▶ **Task goal**
Don't include pictures. Quote the lines below from the first through the line that contains "42, 48, 54];".

▶ **Source data**
»»

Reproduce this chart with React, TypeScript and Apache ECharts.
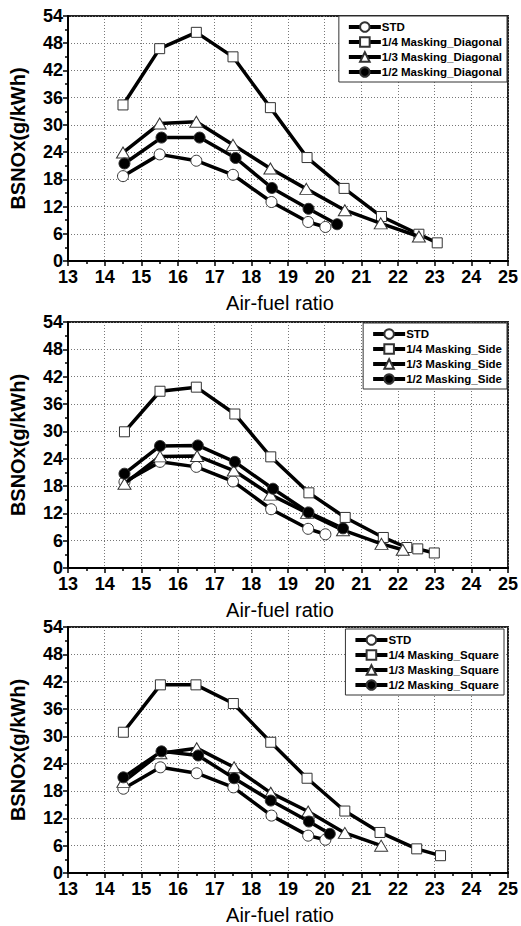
import React, { useEffect, useRef } from "react";
import * as echarts from "echarts";

// ---------- Data ----------
const xTicks = [13, 14, 15, 16, 17, 18, 19, 20, 21, 22, 23, 24, 25];
const yTicks = [0, 6, 12, 18, 24, 30, 36, 42, 48, 54];

// Panel 1: Diagonal
const stdX1 = [14.5, 15.5, 16.5, 17.5, 18.55, 19.55, 20.02];
const stdY1 = [18.7, 23.5, 22.1, 19.0, 13.0, 8.6, 7.5];
const diagQX = [14.5, 15.5, 16.5, 17.5, 18.52, 19.52, 20.53, 21.55, 22.57, 23.07];
const diagQY = [34.4, 46.8, 50.4, 45.0, 33.8, 22.8, 16.0, 9.8, 5.9, 4.0];
const diagTX = [14.5, 15.5, 16.5, 17.5, 18.52, 19.5, 20.55, 21.53, 22.57];
const diagTY = [23.9, 30.3, 30.7, 25.6, 20.4, 15.9, 11.2, 8.3, 5.4];
const diagHX = [14.54, 15.55, 16.59, 17.57, 18.56, 19.56, 20.34];
const diagHY = [21.5, 27.2, 27.2, 22.7, 16.1, 11.5, 8.1];

// Panel 2: Side
const stdX2 = [14.54, 15.51, 16.5, 17.5, 18.54, 19.55, 20.02];
const stdY2 = [18.9, 23.3, 22.2, 19.0, 12.9, 8.6, 7.4];
const sideQX = [14.54, 15.51, 16.5, 17.55, 18.53, 19.57, 20.56, 21.6, 22.24, 22.54, 22.99];
const sideQY = [29.9, 38.8, 39.7, 33.8, 24.4, 16.5, 11.1, 6.7, 4.5, 4.2, 3.3];
const sideTX = [14.54, 15.51, 16.52, 17.52, 18.52, 19.52, 20.5, 21.55, 22.13];
const sideTY = [18.5, 24.5, 24.6, 21.4, 16.1, 12.1, 8.3, 5.3, 4.0];
const sideHX = [14.54, 15.51, 16.54, 17.55, 18.59, 19.56, 20.5];
const sideHY = [20.7, 26.8, 26.9, 23.3, 17.4, 12.2, 8.7];

// Panel 3: Square
const stdX3 = [14.51, 15.52, 16.51, 17.51, 18.55, 19.55, 20.02];
const stdY3 = [18.5, 23.2, 21.9, 18.8, 12.6, 8.2, 7.3];
const sqQX = [14.51, 15.52, 16.49, 17.51, 18.53, 19.52, 20.55, 21.51, 22.51, 23.16];
const sqQY = [30.9, 41.3, 41.3, 37.2, 28.7, 20.8, 13.6, 8.9, 5.3, 3.8];
const sqTX = [14.51, 15.52, 16.51, 17.53, 18.53, 19.55, 20.55, 21.54];
const sqTY = [20.0, 26.3, 27.4, 23.2, 17.6, 13.5, 8.8, 6.0];
const sqHX = [14.51, 15.55, 16.55, 17.53, 18.53, 19.57, 20.14];
const sqHY = [21.0, 26.7, 25.8, 20.8, 15.9, 11.3, 8.6];

const panelNames = [
  ["STD", "1/4 Masking_Diagonal", "1/3 Masking_Diagonal", "1/2 Masking_Diagonal"],
  ["STD", "1/4 Masking_Side", "1/3 Masking_Side", "1/2 Masking_Side"],
  ["STD", "1/4 Masking_Square", "1/3 Masking_Square", "1/2 Masking_Square"],
];
const panelData = [
  [[stdX1, stdY1], [diagQX, diagQY], [diagTX, diagTY], [diagHX, diagHY]],
  [[stdX2, stdY2], [sideQX, sideQY], [sideTX, sideTY], [sideHX, sideHY]],
  [[stdX3, stdY3], [sqQX, sqQY], [sqTX, sqTY], [sqHX, sqHY]],
];

const FONT = "'Liberation Sans', Arial, sans-serif";

const markerStyles = [
  { symbol: "circle", size: 11, fill: "#fff" },
  { symbol: "rect", size: 10, fill: "#fff" },
  { symbol: "triangle", size: [13, 11], fill: "#fff" },
  { symbol: "circle", size: 11, fill: "#000" },
];

const grids = [
  { top: 16, height: 245 },
  { top: 322, height: 246 },
  { top: 627, height: 246 },
];
const legendPos = [
  { top: 16, right: 14 },
  { top: 323, right: 14 },
  { top: 629, right: 17 },
];

export default function App() {
  const ref = useRef<HTMLDivElement>(null);
  useEffect(() => {
    if (!ref.current) return;
    const chart = echarts.init(ref.current, null, { renderer: "svg" });

    const xAxes: any[] = [];
    const yAxes: any[] = [];
    const series: any[] = [];
    const legends: any[] = [];

    grids.forEach((g, p) => {
      xAxes.push({
        type: "value",
        gridIndex: p,
        min: xTicks[0],
        max: xTicks[xTicks.length - 1],
        interval: 1,
        name: "Air-fuel ratio",
        nameLocation: "middle",
        nameGap: 32,
        nameTextStyle: { fontFamily: FONT, fontSize: 20, color: "#000", padding: [0, 16, 0, 0] },
        axisLine: { show: true, onZero: false, lineStyle: { color: "#000", width: 2 } },
        axisTick: { show: true, length: 5, lineStyle: { color: "#000", width: 1.5 } },
        minorTick: { show: true, splitNumber: 2, length: 3, lineStyle: { color: "#000", width: 1.5 } },
        axisLabel: { fontFamily: FONT, fontSize: 18, lineHeight: 14, fontWeight: "bold", color: "#000", margin: 9 },
        splitLine: { show: true, lineStyle: { color: "#777", type: [1, 2], width: 1 } },
      });
      yAxes.push({
        type: "value",
        gridIndex: p,
        min: yTicks[0],
        max: yTicks[yTicks.length - 1],
        interval: 6,
        name: "BSNOx(g/kWh)",
        nameLocation: "middle",
        nameGap: 40,
        nameRotate: 90,
        nameTextStyle: { fontFamily: FONT, fontSize: 20, fontWeight: "bold", color: "#000" },
        axisLine: { show: true, onZero: false, lineStyle: { color: "#000", width: 2 } },
        axisTick: { show: true, length: 5, lineStyle: { color: "#000", width: 1.5 } },
        minorTick: { show: true, splitNumber: 2, length: 3, lineStyle: { color: "#000", width: 1.5 } },
        axisLabel: { fontFamily: FONT, fontSize: 18, lineHeight: 14, fontWeight: "bold", color: "#000", margin: 5 },
        splitLine: { show: true, lineStyle: { color: "#777", type: [1, 2], width: 1 } },
      });
      panelNames[p].forEach((name, i) => {
        const [xs, ys] = panelData[p][i];
        const m = markerStyles[i];
        series.push({
          type: "line",
          name,
          xAxisIndex: p,
          yAxisIndex: p,
          data: xs.map((x, k) => [x, ys[k]]),
          symbol: m.symbol,
          symbolSize: m.size,
          showAllSymbol: true,
          lineStyle: { color: "#000", width: 3.5 },
          itemStyle: { color: m.fill, borderColor: "#333", borderWidth: 1 },
          emphasis: { disabled: true },
          z: 2 + i,
        });
      });
      legends.push({
        ...legendPos[p],
        orient: "vertical",
        data: panelNames[p],
        itemWidth: 32,
        itemHeight: 12,
        itemGap: 3,
        padding: [5, 5, 4, 8],
        backgroundColor: "#fff",
        borderColor: "#333",
        borderWidth: 1,
        lineStyle: { width: 4, color: "#000" },
        textStyle: { fontFamily: FONT, fontSize: 11.5, fontWeight: "bold", color: "#000", padding: [0, 0, 0, -4] },
        selectedMode: false,
      });
    });

    chart.setOption({
      animation: false,
      backgroundColor: "#fff",
      grid: grids.map((g) => ({
        left: 67,
        right: 12,
        top: g.top,
        height: g.height,
        show: true,
        borderColor: "#222",
        borderWidth: 2,
        backgroundColor: "#fff",
      })),
      legend: legends,
      xAxis: xAxes,
      yAxis: yAxes,
      series,
    });
    return () => chart.dispose();
  }, []);
  return (
    <div
      ref={ref}
      style={{ position: "fixed", left: 0, top: 0, width: 521, height: 926, background: "#fff" }}
    />
  );
}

««

▶ **Final result**
Reproduce this chart with React, TypeScript and Apache ECharts.
import React, { useEffect, useRef } from "react";
import * as echarts from "echarts";

// ---------- Data ----------
const xTicks = [13, 14, 15, 16, 17, 18, 19, 20, 21, 22, 23, 24, 25];
const yTicks = [0, 6, 12, 18, 24, 30, 36, 42, 48, 54];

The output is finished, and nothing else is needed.